On the separate collection of plastic, which is compulsory for the municipalities but not for the citizens - a subject we have already dealt with in one of the previous newsletters - there are rather positive indications: ‘The population is responding well,’ says Fiscalini, ‘especially considering that there is no obligation to use special bags. We will draw conclusions at the end of the year'.
Both Repetti and Fiscalini emphasise a good level of compliance by the citizens, a sign of growing ecological awareness. There are some exceptions, because it would be utopian to think of the total disappearance of rudeness, but the bad habit of using the ‘black bag’ (to avoid paying for the purple one) is gradually disappearing.
In a tourist municipality such as Brissago, the volume of waste is strongly conditioned by the presence of tourists and holidaymakers during the summer season: in fact, in summer the collection takes place three times a week (also for hygienic reasons related to the temperature) as opposed to two rounds in winter.
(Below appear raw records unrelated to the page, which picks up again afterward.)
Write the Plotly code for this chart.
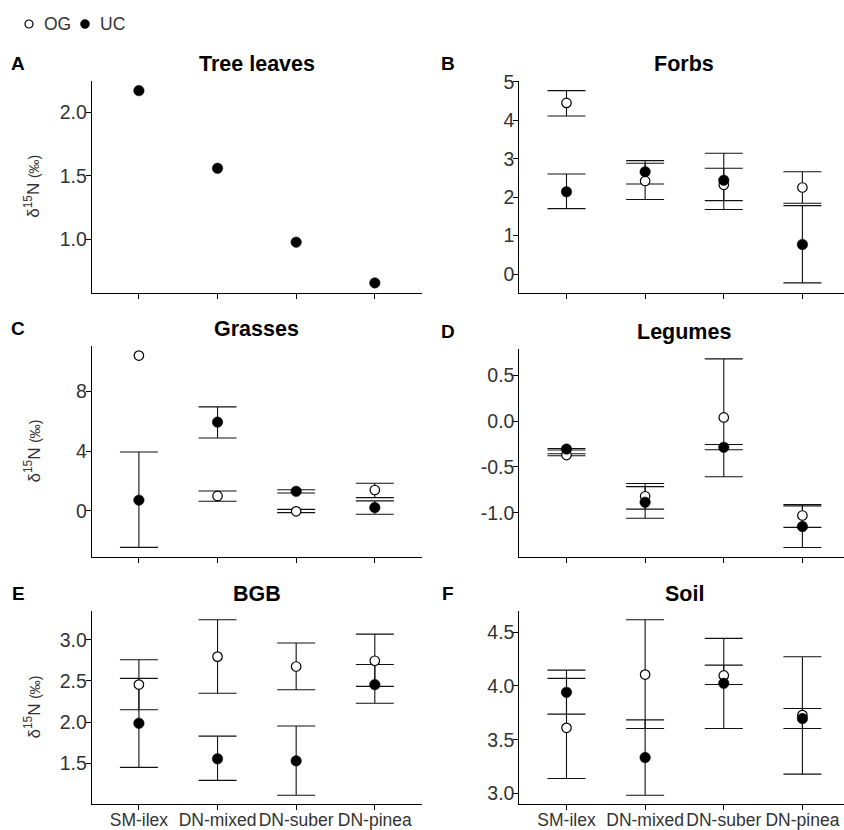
import plotly.graph_objects as go

# ---- data -------------------------------------------------------------
categories = ["SM-ilex", "DN-mixed", "DN-suber", "DN-pinea"]
groups = ["OG", "UC"]

# Tree leaves (UC only, no error bars)
tree_uc = [2.17, 1.56, 0.98, 0.66]

# Forbs
forbs_og = [4.45, 2.42, 2.32, 2.25]
forbs_og_lo = [4.11, 1.94, 1.91, 1.84]
forbs_og_hi = [4.77, 2.88, 2.75, 2.66]
forbs_uc = [2.14, 2.66, 2.44, 0.77]
forbs_uc_lo = [1.70, 2.34, 1.68, -0.23]
forbs_uc_hi = [2.60, 2.95, 3.14, 1.78]

# Grasses
grass_og = [10.41, 1.00, -0.03, 1.40]
grass_og_lo = [None, 0.64, -0.12, 0.89]
grass_og_hi = [None, 1.33, 0.10, 1.85]
grass_uc = [0.72, 5.95, 1.31, 0.22]
grass_uc_lo = [-2.45, 4.89, 1.20, -0.23]
grass_uc_hi = [3.95, 6.97, 1.42, 0.67]

# Legumes
leg_og = [-0.37, -0.82, 0.04, -1.03]
leg_og_lo = [-0.378, -0.96, -0.607, -1.16]
leg_og_hi = [-0.356, -0.68, 0.68, -0.91]
leg_uc = [-0.305, -0.885, -0.285, -1.15]
leg_uc_lo = [-0.315, -1.06, -0.313, -1.38]
leg_uc_hi = [-0.298, -0.715, -0.255, -0.925]

# Below-ground biomass
bgb_og = [2.455, 2.795, 2.675, 2.745]
bgb_og_lo = [2.15, 2.35, 2.393, 2.433]
bgb_og_hi = [2.757, 3.243, 2.96, 3.068]
bgb_uc = [1.985, 1.553, 1.528, 2.455]
bgb_uc_lo = [1.448, 1.29, 1.11, 2.228]
bgb_uc_hi = [2.53, 1.828, 1.952, 2.70]

# Soil
soil_og = [3.61, 4.105, 4.097, 3.728]
soil_og_lo = [3.139, 3.604, 4.012, 3.18]
soil_og_hi = [4.07, 4.614, 4.193, 4.27]
soil_uc = [3.94, 3.335, 4.024, 3.697]
soil_uc_lo = [3.737, 2.984, 3.604, 3.604]
soil_uc_hi = [4.146, 3.684, 4.441, 3.79]

# y tick values per panel
ticks_a = [1.0, 1.5, 2.0]
ticks_b = [0, 1, 2, 3, 4, 5]
ticks_c = [0, 4, 8]
ticks_d = [-1.0, -0.5, 0.0, 0.5]
ticks_e = [1.5, 2.0, 2.5, 3.0]
ticks_f = [3.0, 3.5, 4.0, 4.5]

# ---- layout geometry (pixels) ----------------------------------------
W, H = 844, 830
FONT = "Liberation Sans, Arial, sans-serif"
TXT = "#333333"

LEFT_X = (91.7, 422.0)
RIGHT_X = (519.3, 844.0)
PX_PER_CAT = 330.3 / 4.2

panels = [
    ("A", "Tree leaves", None, None, None, tree_uc, None, None, ticks_a, "{:.1f}", LEFT_X, (81.0, 292.5), False),
    ("B", "Forbs", forbs_og, forbs_og_lo, forbs_og_hi, forbs_uc, forbs_uc_lo, forbs_uc_hi, ticks_b, "{:d}", RIGHT_X, (81.0, 292.5), False),
    ("C", "Grasses", grass_og, grass_og_lo, grass_og_hi, grass_uc, grass_uc_lo, grass_uc_hi, ticks_c, "{:d}", LEFT_X, (346.0, 557.0), False),
    ("D", "Legumes", leg_og, leg_og_lo, leg_og_hi, leg_uc, leg_uc_lo, leg_uc_hi, ticks_d, "{:.1f}", RIGHT_X, (349.4, 557.0), False),
    ("E", "BGB", bgb_og, bgb_og_lo, bgb_og_hi, bgb_uc, bgb_uc_lo, bgb_uc_hi, ticks_e, "{:.1f}", LEFT_X, (611.0, 804.0), True),
    ("F", "Soil", soil_og, soil_og_lo, soil_og_hi, soil_uc, soil_uc_lo, soil_uc_hi, ticks_f, "{:.1f}", RIGHT_X, (611.0, 804.0), True),
]

OG_MARKER = dict(symbol="circle", size=9.5, color="white", line=dict(color="black", width=1.2))
UC_MARKER = dict(symbol="circle", size=10.5, color="black", line=dict(color="black", width=0.5))

xpos = [1, 2, 3, 4]
fig = go.Figure()
layout = {}
annotations = []


def err_trace(xs, mean, lo, hi, xa, ya):
    keep = [i for i in range(len(mean)) if lo is not None and lo[i] is not None]
    if not keep:
        return None
    return go.Scatter(
        x=[xs[i] for i in keep], y=[mean[i] for i in keep],
        mode="markers", marker=dict(size=1, opacity=0),
        error_y=dict(type="data", symmetric=False,
                     array=[hi[i] - mean[i] for i in keep],
                     arrayminus=[mean[i] - lo[i] for i in keep],
                     width=19, thickness=1.1, color="#111111"),
        xaxis=xa, yaxis=ya, showlegend=False, hoverinfo="skip")


for k, (letter, title, og, og_lo, og_hi, uc, uc_lo, uc_hi, yt, fmt, xd, yd, bottom) in enumerate(panels):
    n = k + 1
    xa, ya = f"x{n}", f"y{n}"

    # y range: data extent with 5% padding on each side
    vals = [v for arr in (og, og_lo, og_hi, uc, uc_lo, uc_hi) if arr for v in arr if v is not None]
    lo_v, hi_v = min(vals), max(vals)
    pad = 0.05 * (hi_v - lo_v)

    layout[f"xaxis{n}"] = dict(
        domain=[xd[0] / W, xd[1] / W], range=[0.4, 0.4 + (xd[1] - xd[0]) / PX_PER_CAT], anchor=ya,
        tickvals=xpos, ticktext=categories, showticklabels=bottom, tickangle=0,
        ticks="outside", ticklen=5, tickwidth=1, tickcolor="black",
        showline=True, linecolor="black", linewidth=1,
        showgrid=False, zeroline=False, automargin=False, ticklabelstandoff=-5,
        tickfont=dict(family=FONT, size=17.5, color=TXT))
    layout[f"yaxis{n}"] = dict(
        domain=[1 - yd[1] / H, 1 - yd[0] / H], range=[lo_v - pad, hi_v + pad], anchor=xa,
        tickvals=yt, ticktext=[fmt.format(v) for v in yt],
        ticks="outside", ticklen=5, tickwidth=1, tickcolor="black",
        showline=True, linecolor="black", linewidth=1,
        showgrid=False, zeroline=False, automargin=False, ticklabelstandoff=-5,
        tickfont=dict(family=FONT, size=19.5, color=TXT))

    # error bars first, points on top
    for mean, lo, hi in ((og, og_lo, og_hi), (uc, uc_lo, uc_hi)):
        if mean is None:
            continue
        t = err_trace(xpos, mean, lo, hi, xa, ya)
        if t is not None:
            fig.add_trace(t)

    if og is not None:
        fig.add_trace(go.Scatter(x=xpos, y=og, mode="markers", name="OG", showlegend=False,
                                 marker=OG_MARKER, xaxis=xa, yaxis=ya))
    fig.add_trace(go.Scatter(x=xpos, y=uc, mode="markers", name="UC", showlegend=False,
                             marker=UC_MARKER, xaxis=xa, yaxis=ya))

    # panel tag and title
    left = xd[0] < 200
    annotations.append(dict(
        text=f"<b>{letter}</b>", x=(18 if left else 448) / W, y=1 - (yd[0] - 18) / H,
        xref="paper", yref="paper", showarrow=False, xanchor="center", yanchor="middle",
        font=dict(family=FONT, size=19, color="black")))
    annotations.append(dict(
        text=f"<b>{title}</b>", x=(xd[0] + 330.3 / 2) / W, y=1 - (yd[0] - 17) / H,
        xref="paper", yref="paper", showarrow=False, xanchor="center", yanchor="middle",
        font=dict(family=FONT, size=21.5, color="black")))
    if left:
        annotations.append(dict(
            text="δ<sup>15</sup>N <span style='font-size:14px'>(‰)</span>",
            x=32 / W, y=1 - (yd[0] + yd[1]) / 2 / H, textangle=-90,
            xref="paper", yref="paper", showarrow=False,
            xanchor="center", yanchor="middle",
            font=dict(family=FONT, size=17, color=TXT)))

# ---- key for the two groups, drawn on a hidden strip axis (pixel units) ----
key_x = [29, 85]
key_y = [24, 24]
layout["xaxis7"] = dict(domain=[0, 1], range=[0, W], visible=False, anchor="y7", automargin=False)
layout["yaxis7"] = dict(domain=[1 - 48 / H, 1], range=[48, 0], visible=False, anchor="x7", automargin=False)
fig.add_trace(go.Scatter(x=[key_x[0]], y=[key_y[0]], mode="markers", name=groups[0],
                         marker=dict(OG_MARKER, size=8), xaxis="x7", yaxis="y7",
                         showlegend=False, hoverinfo="skip"))
fig.add_trace(go.Scatter(x=[key_x[1]], y=[key_y[1]], mode="markers", name=groups[1],
                         marker=dict(UC_MARKER, size=9), xaxis="x7", yaxis="y7",
                         showlegend=False, hoverinfo="skip"))
for gx, g in zip(key_x, groups):
    annotations.append(dict(
        text=g, x=gx + 13, y=key_y[0], xref="x7", yref="y7", showarrow=False,
        xanchor="left", yanchor="middle", font=dict(family=FONT, size=17.5, color=TXT)))

layout.update(
    width=W, height=H,
    margin=dict(l=0, r=0, t=0, b=0, autoexpand=False),
    paper_bgcolor="white", plot_bgcolor="white",
    showlegend=False,
    annotations=annotations,
    font=dict(family=FONT, color=TXT),
)
fig.update_layout(**layout)
fig.write_html("out.html")
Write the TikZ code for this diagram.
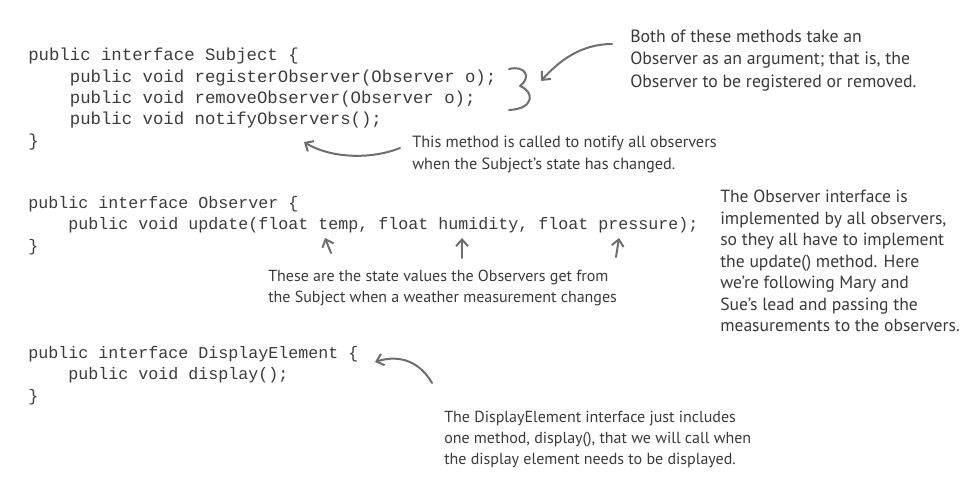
\documentclass[tikz,border=0pt]{standalone}
\usepackage{fontspec}
\setmonofont{Liberation Mono}
\newfontfamily\handfont{PT Sans}
\usetikzlibrary{arrows.meta}

\definecolor{codegray}{HTML}{3C3C3C}
\definecolor{notegray}{HTML}{3A3A3A}
\definecolor{arrowgray}{HTML}{6E6E6E}
\newcommand{\codeindent}{\hspace*{2.4em}}

\tikzset{
  code/.style={anchor=north west, inner sep=0pt, align=left, text=codegray,
    font=\ttfamily\fontsize{#1}{16}\selectfont},
  note/.style 2 args={anchor=north west, inner sep=0pt, align=left, text=notegray,
    font=\handfont\fontsize{#1}{#2}\selectfont},
  pointer/.style={draw=arrowgray, line width=1.5pt, line cap=round, line join=round,
    -{Straight Barb[length=5pt,width=9pt]}},
}

\begin{document}
\begin{tikzpicture}[x=0.75pt, y=-0.75pt]
    \useasboundingbox (0,0) rectangle (975,486);

    % the three interfaces
    \node[code=13] (Subject) at (28,48) {public interface Subject \{\\
      \codeindent public void registerObserver(Observer o);\\
      \codeindent public void removeObserver(Observer o);\\
      \codeindent public void notifyObservers();\\
      \}};
    \node[code=12.5] (Observer) at (28,196) {public interface Observer \{\\
      \codeindent public void update(float temp, float humidity, float pressure);\\
      \}};
    \node[code=12.5] (Display) at (28,346) {public interface DisplayElement \{\\
      \codeindent public void display();\\
      \}};

    % notes
    \node[note={13.3}{17}] (both) at (630,29.5) {Both of these methods take an\\
      Observer as an argument; that is, the\\
      Observer to be registered or removed.};
    \node[note={12.2}{16.3}] (notify) at (412,135.5) {This method is called to notify all observers\\
      when the Subject’s state has changed.};
    \node[note={13.2}{16.1}] (implement) at (720,190) {The Observer interface is\\
      implemented by all observers,\\
      so they all have to implement\\
      the update() method.  Here\\
      we’re following Mary and\\
      Sue’s lead and passing the\\
      measurements to the observers.};
    \node[note={12}{15.6}] (values) at (268,270) {These are the state values the Observers get from\\
      the Subject when a weather measurement changes};
    \node[note={12}{15.8}] (shows) at (444,411) {The DisplayElement interface just includes\\
      one method, display(), that we will call when\\
      the display element needs to be displayed.};

    % arrow ends
    \coordinate (bothtail) at (612,44);
    \coordinate (bothtip) at (541,81);
    \coordinate (notifytail) at (400,148);
    \coordinate (notifytip) at (304,142);
    \coordinate (temptail) at (331,253);
    \coordinate (temptip) at (325,238);
    \coordinate (humtail) at (462,258);
    \coordinate (humtip) at (462,238);
    \coordinate (prestail) at (616,257);
    \coordinate (prestip) at (619,238);
    \coordinate (showtail) at (432,383);
    \coordinate (showtip) at (375,362);

    % brace by the two methods
    \draw[arrowgray, line width=1.5pt, line cap=round, line join=round]
      (509,69) .. controls (525,65) and (532,77) .. (520,86)
      .. controls (535,92) and (534,109) .. (509,110);

    \draw[pointer] (bothtail) .. controls (580,44) and (558,62) .. (bothtip);
    \draw[pointer] (notifytail) .. controls (370,160) and (330,158) .. (notifytip);
    \draw[pointer] (temptail) -- (temptip);
    \draw[pointer] (humtail) -- (humtip);
    \draw[pointer] (prestail) -- (prestip);
    \draw[pointer] (showtail) .. controls (420,362) and (400,354) .. (showtip);
\end{tikzpicture}
\end{document}
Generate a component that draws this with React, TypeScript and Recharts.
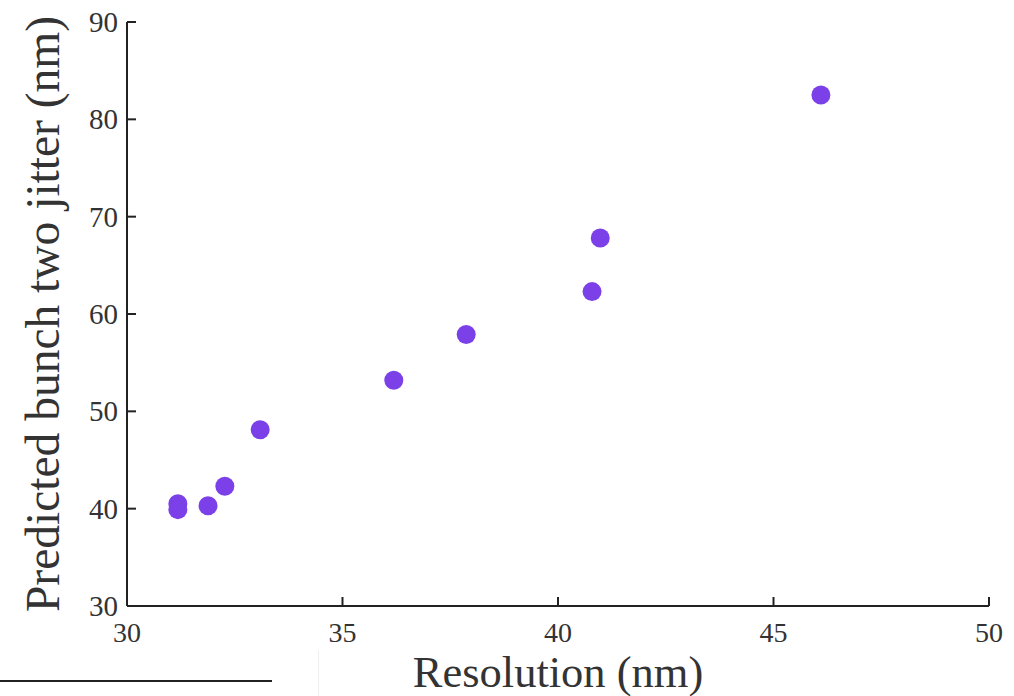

While the collection of vegetable waste is limited to once a week. Then there is the management of the ecocentres in cooperation with the companies that dispose of plastic, cardboard, glass, aluminium, vegetables, etc., which is a daily job.
The waste numbers
In conclusion, we asked Giacomo Fiscalini for some figures on the waste produced and collected last year in Brissago.
Here they are: 6.200 quintals of solid urban waste; about 1.600 quintals of vegetable waste; 1.700 quintals of paper and the same amount of glass; 800 quintals of bulky wooden waste and the same amount of demolition material; 600 quintals of other bulky waste and 100 quintals of used clothes. Finally, since the beginning of this year, separately collected plastic has already reached 4 tonnes.